The Apple Doesn’t Fall…
When my mother wished upon me a child who was exactly like me—I was in the seventh grade when she said this in frustration—I never dreamed that her wish would come true. But I learned the hard way that history repeats itself.
I wasn’t really a bad kid, just spirited. I attended a Catholic grade school where makeup and perfume/cologne were taboo for female (and male, for that matter) students. But I got around these restrictions…sort of. For my scent I dabbed vanilla—the brown stuff for baking—behind my ears. I wasn’t wearing perfume or cologne! The nuns, however, considered my scent addition to be somewhat devious. My mother was called for still another visit to join me in the principal’s office. (What amazes me now is how revolutionary I was back then…I knew, long before today’s perfume manufacturers, that vanilla was an enticing scent!)
I didn’t get away with vanilla and I didn’t have any luck with my lipstick substitute. One day I painted my lips with Mercurochrome (for you youngsters it was a red solution that used to be used as an antiseptic on cuts). I was caught by a nun and sent to the principal’s office. It wasn’t until I lied and said that I put it on my lips because I had a bunch of cuts that my mother was called!
There are a number of other infractions that I could report, but space is limited. Let’s just say I was more spirited than authority figures would have liked!

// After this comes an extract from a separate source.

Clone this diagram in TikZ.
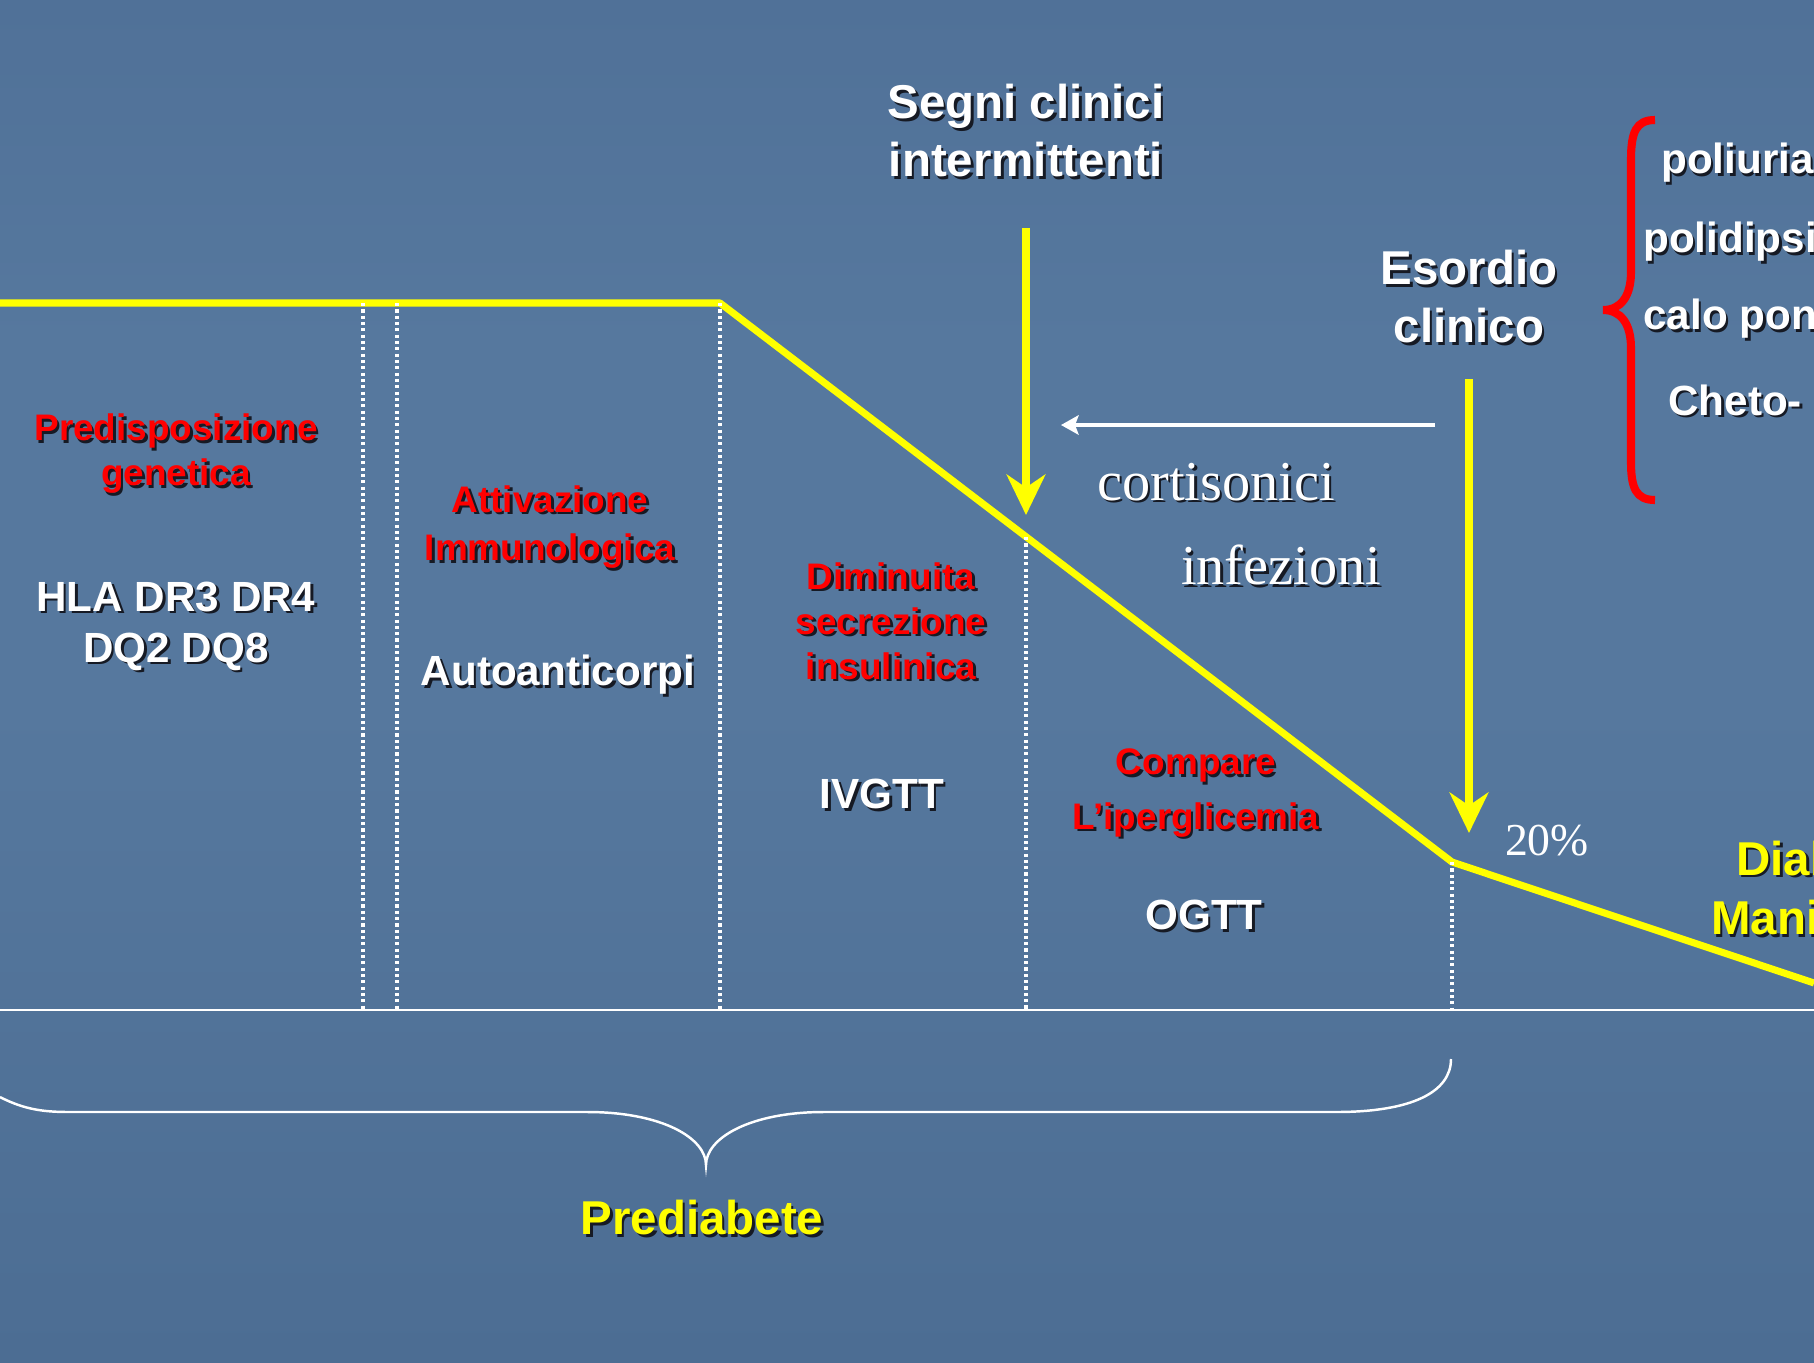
\documentclass[tikz,border=0pt]{standalone}
\usepackage{fontspec}
\setmainfont{Liberation Sans}
\newfontfamily\serifface{Liberation Serif}
\usetikzlibrary{arrows.meta,positioning}

\definecolor{slidetop}{RGB}{80,113,152}
\definecolor{slidemid}{RGB}{86,120,158}
\definecolor{slidebot}{RGB}{76,109,147}
\definecolor{hilite}{RGB}{255,255,0}
\definecolor{alert}{RGB}{255,0,0}
\definecolor{shade}{RGB}{22,26,36}

% label with a dark drop shadow: style, name, position, text
\newcommand{\shnode}[4]{%
  \node[#1,text=shade] (#2-sh) at ([shift={(2.5,2.5)}]#3) {#4};
  \node[#1] (#2) at (#3) {#4};}

\begin{document}
\begin{tikzpicture}[x=0.01cm, y=-0.01cm,
                    thick,
                    main node/.style={align=center,inner sep=0pt,text=white,
                                      font=\bfseries\fontsize{12}{14.5}\selectfont},
                    red node/.style={main node,text=alert,
                                     font=\bfseries\fontsize{10.5}{12.8}\selectfont},
                    big node/.style={main node,
                                     font=\bfseries\fontsize{13.5}{16.5}\selectfont},
                    serif node/.style={inner sep=0pt,text=white,
                                       font=\serifface\fontsize{16}{19}\selectfont},
                    curve/.style={hilite,line width=2pt,line join=round},
                    drop/.style={hilite,line width=2.5pt,
                                 -{Stealth[length=11.5pt,width=11pt,inset=3.7pt]}},
                    divider/.style={white,line width=0.9pt,dash pattern=on 0.9pt off 0.9pt}]

  \useasboundingbox (0,0) rectangle (1814,1363);
  \clip (0,0) rectangle (1814,1363);
  \fill[top color=slidetop,bottom color=slidemid,middle color=slidemid] (0,0) rectangle (1814,700);
  \fill[top color=slidemid,bottom color=slidebot] (0,700) rectangle (1814,1363);

  % the curve
  \coordinate (start) at (0,303);
  \coordinate (bend) at (720,303);
  \coordinate (onset) at (1452,862);
  \coordinate (end) at (1814,983);
  \draw[curve] (start) -- (bend) -- (onset) -- (end);

  % time axis and phases
  \coordinate (axis l) at (0,1010);
  \coordinate (axis r) at (1814,1010);
  \draw[white,line width=0.6pt] (axis l) -- (axis r);
  \foreach \x in {363,397,720}
    \draw[divider] (\x,303) -- (\x,1010);
  \draw[divider] (1026,537) -- (1026,1010);
  \draw[divider] (onset) -- (1452,1010);

  % phase labels
  \shnode{red node}{pred}{176,454}{Predisposizione\\genetica}
  \shnode{main node}{hla}{176,626}{HLA DR3 DR4\\DQ2 DQ8}
  \shnode{red node,font=\bfseries\fontsize{10.5}{13.7}\selectfont}{attiv}{550,527}{Attivazione\\Immunologica}
  \shnode{main node}{auto}{558,675}{Autoanticorpi}
  \shnode{red node}{dimin}{891,621}{Diminuita\\secrezione\\insulinica}
  \shnode{main node}{ivgtt}{882,794}{IVGTT}
  \shnode{red node,font=\bfseries\fontsize{10.5}{15.4}\selectfont}{compare}{1196,793}{Compare\\L’iperglicemia}
  \shnode{main node}{ogtt}{1204,915}{OGTT}

  % clinical signs
  \shnode{big node}{segni}{1026,131}{Segni clinici\\intermittenti}
  \shnode{big node}{esordio}{1469,297}{Esordio\\clinico}
  \coordinate (segni top) at (1026,228);
  \coordinate (segni tip) at (1026,515);
  \draw[drop] (segni top) -- (segni tip);
  \coordinate (esordio top) at (1469,379);
  \coordinate (esordio tip) at (1469,833);
  \draw[drop] (esordio top) -- (esordio tip);

  \coordinate (early r) at (1435,425);
  \coordinate (early l) at (1061,425);
  \draw[white,line width=1.4pt,-{Stealth[length=5pt,width=5.5pt,inset=1pt]}] (early r) -- (early l);
  \shnode{serif node}{cortis}{1216,482}{cortisonici}
  \shnode{serif node}{infez}{1281,565}{infezioni}
  \node[serif node,font=\serifface\fontsize{13}{15}\selectfont] (perc) at (1547,841) {20\%};

  % symptoms
  \draw[alert,line width=2.3pt] (1655,120) .. controls (1636,120) and (1631,132) .. (1631,160)
    -- (1631,272) .. controls (1631,296) and (1621,310) .. (1603,310)
    .. controls (1621,310) and (1631,324) .. (1631,348)
    -- (1631,462) .. controls (1631,488) and (1636,500) .. (1655,500);
  \shnode{main node,anchor=west}{poli}{1660,163}{poliuria}
  \shnode{main node,anchor=west}{dips}{1642,242}{polidipsia}
  \shnode{main node,anchor=west}{calo}{1642,319}{calo ponderale}
  \shnode{main node,anchor=west}{cheto}{1667,400}{Cheto-}

  \shnode{big node,text=hilite,font=\bfseries\fontsize{13.5}{16.8}\selectfont}{diab}{1822,888}{Diabete\\Manifesto}

  % prediabete brace
  \draw[white,line width=0.7pt] (0,1097) .. controls (25,1110) and (45,1112) .. (70,1112)
    -- (587,1112) .. controls (662,1112) and (706,1138) .. (706,1165)
    .. controls (706,1138) and (750,1112) .. (824,1112)
    -- (1336,1112) .. controls (1412,1112) and (1451,1092) .. (1451,1059);
  \shnode{big node,text=hilite}{prediab}{702,1218}{Prediabete}
\end{tikzpicture}
\end{document}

Then I was blessed with “mini-me,” my daughter Emily. She towed the line until she was in middle school (just like her mom). In the sixth grade she discovered boys, one boy specifically. One night she slipped out of the house after midnight to meet up with this guy, who was her senior by two years. Her absence caused immense fear since her dad and I didn’t know where she was or with whom. We were just about ready to call the police when she tried to sneak back in. She thought we would still be asleep. I was so upset that my husband suggested that we handle her punishment in the morning.
The ax came down on her the next day. I came up with a punishment that would best assure there would be no repeat escapades. For one week, she would have to wear the very same outfit everyday to school. She could wash and dry it, but there could be no substitutions. As she was still groaning over what she labeled as “ridiculous” and “horrible,” part two was announced. “And every day for the week, I will come and eat lunch with you at school,” I told her. “Obviously,” I told her, “you haven’t grown up and still need your mommy!” Her groans, tears and threats of running away for good fell on mute ears.
Now to a middle-school student having to wear the same outfit everyday was mortifying; having “your mommy” eating lunch with you at school was sheer death. But that’s what I did…and it worked. With the principal’s approval, “Mommy” became a lunchroom regular. Emily knew that bad behavior would not be tolerated, and, luckily, her friends and the other students learned that having me around was fun. (I even made a gigantic cake for my going-away party at the end of the week!)
My punishment has become part of the folklore at that middle school. Other parents over the years have remarked about my bravery. (Middle school isn’t necessarily a place most adults want to be!) Administrators and staff still talk about my creative way of handling a problem. Emily, now that she’s 23, has forgiven me and, better yet, says what a good mother I was and am! This apple of mine may have fallen close to the tree, and what I learned the hard way as a teenager made it easier for me to be a better mother for my teen.